As I have grown, The Smiths’ music remains a constant in my ever changing blissful life. The Sound of the Smiths is exempt from my usual lambasting of compilations released by successful bands. It’s the songs and the sound of these songs that save The Sound of The Smiths from being just another repackaged album. This remastering is something that needed to be done to the canon of one of my favorite bands. With The Beatles reissues looming around the horizon, The Smiths are equally as worthy of remastering, perhaps even more so. Being a product of their time, the ’80s was an era of disillusionment, which The Smiths reflected in such songs as “Last Night I Dreamt that Somebody Loved Me” and “That Joke Isn’t Funny Anymore.” The Smiths were our saviors from our sadness and static lives. Through Morrissey’s lyrical dreams, The Smiths gave us hope through these songs that still remain as vibrant and timeless, more so than when we first laid ears to them many years before.

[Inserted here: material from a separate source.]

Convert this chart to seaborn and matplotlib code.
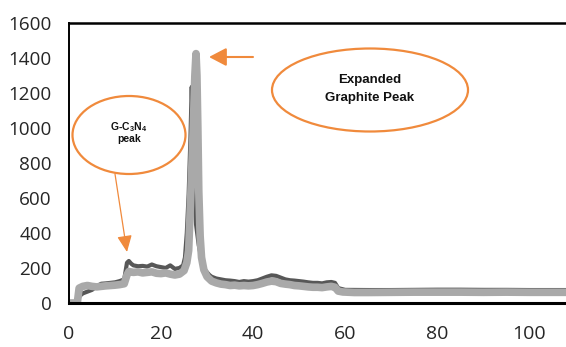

So what songs did Morrissey and Marr select for The Sound of The Smiths, you ask? It’s every song from the magnificent Singles CD that came out in 1995 plus “Still Ill,” “Nowhere Fast,” ” Barbarism Begins at Home,” “The Headmaster Ritual” and “You Just Haven’t Earned it Yet Baby” round up disc one. Disc two has some rarities, including a cover of James’ “What’s the World,” as well as live versions of “Meat is Murder,” “Handsome Devil” and “London” from live album Rank. You’ll also find “Pretty Girls Make Graves” from the often bootlegged and unreleased Troy Tate album sessions. The title track from my favorite Smiths album “The Queen is Dead” sounds more powerfully poetic than ever before. You will hear the difference in: Morrissey’s wailing vocals on “Hand in Glove” and “The Boy with the Thorn in His Side,” Johnny Marr’s echoing guitar greatness on “How Soon is Now,” Andy Rourke’s funked out bass lines in “Barbarism Begins at Home” and Mike Joyce’s signature backbeat on the Peel Session version of “What Difference Does it Make?”, all restored to their original sonic brilliance
But I must add, even though I am advocating purchasing The Sound of The Smiths, Morrissey and Marr have left out some of the rarest of gems. They’re not all here. For instance, where are the complete Peel Sessions? What about sonic artifacts like “Jeanne” with The Smiths backing Sandie Shaw? What about the complete version of “Rubber Ring/Asleep,” unedited in eight minutes of pure beautiful genius, as found on the original 12-inch single of The Boy with the Thorn in his Side? What about the rest of songs missing from the October 26, 1986 National Ballroom show in Kilburn as heard on the Rank disc (including my favorite “There is a Light that Never Goes Out”)? What about the famed unedited `director’s cut’ of “The Queen is Dead” as described brilliantly by Simon Goddard on the definitive book on The Smiths, their songs and the recording sessions, “The Songs that Saved your Life?” And where are the complete Troy Tate Sessions?
Alas, I may be harder to please than your normal Smiths fan, but that’s because of their status as one of the most influence bands of our generation. I expect only the best for us, the die-hard fans in Smithsdom. Besides the long rumored anthologized box set, what I’m really waiting for are the original albums, The Smiths, Meat is Murder, The Queen is Dead and Strangeways Here We Come, all four of these brilliant LPs digitally remastered like this stellar compilation. The Sound of the Smiths is the first step in cementing the legacy of one of my favorite bands ever. This is how they were supposed to sound, in all of their glory in these songs that continue to save our lives. Go back to the old house again and relive the splendor of our beloved The Smiths all over again.